The Jedi mind trick works by making the subject open to suggestion or command. The duration of this effect is active as long as the Jedi is actively using their power on the subject. Presumably an experienced Jedi could keep someone in this state for quite a long time, although as DVK points out most situations only require a few moments and one or two suggestions.
- The duration for which the subject's actions are determined by the suggestion.
I think this is really what you're asking, and I believe the answer is as long as it goes unchallenged. Consider in real life, if someone you trusted told you they found water on Neptune, you'd probably believe them until someone else you trusted refuted that claim. Or if your boss told you not to forward them any calls because they were busy, you would obey that until they told you they were available again. What the JMT does is essentially make the subject trust you, and therefore obey/believe in whatever you tell them, and according to the linked question above, they will continue to believe/obey not because they're still under the influence of the force, but because it's just a thought stuck in their brains.
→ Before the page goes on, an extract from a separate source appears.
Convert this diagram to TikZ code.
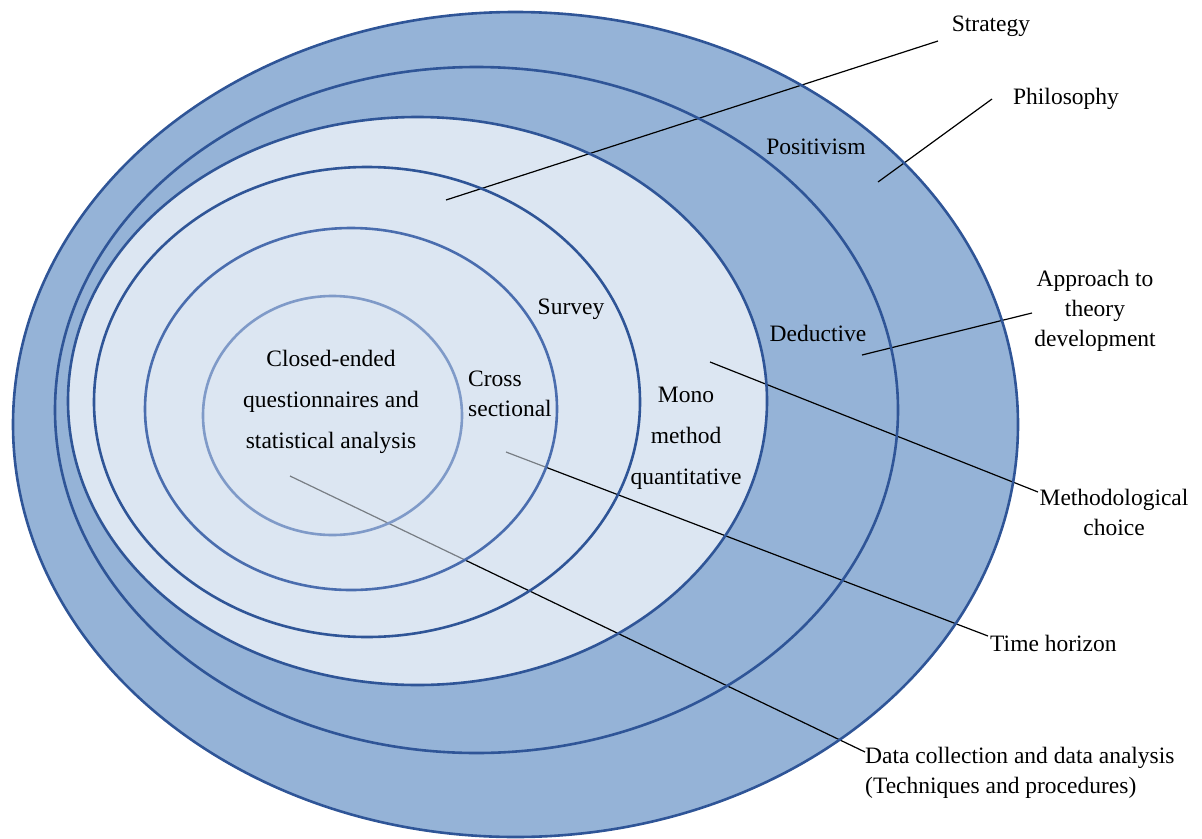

So when Old Ben tells the Stormtroopers "these aren't the droids you're looking for" the Stormtroopers believed him. They never raised the alarm because those weren't the droids they were looking for, so in that sense the trick never "wears off"; but if their officer had come over and said "Go arrest them, those are the droids you want" then the new information would probably override what they had been told by Ben. You could draw an analogy between the JMT and The Doctor's psychic paper in Doctor Who, where it gives (false) information to someone which they implicitly believe, and their mind fills in a reason to believe it.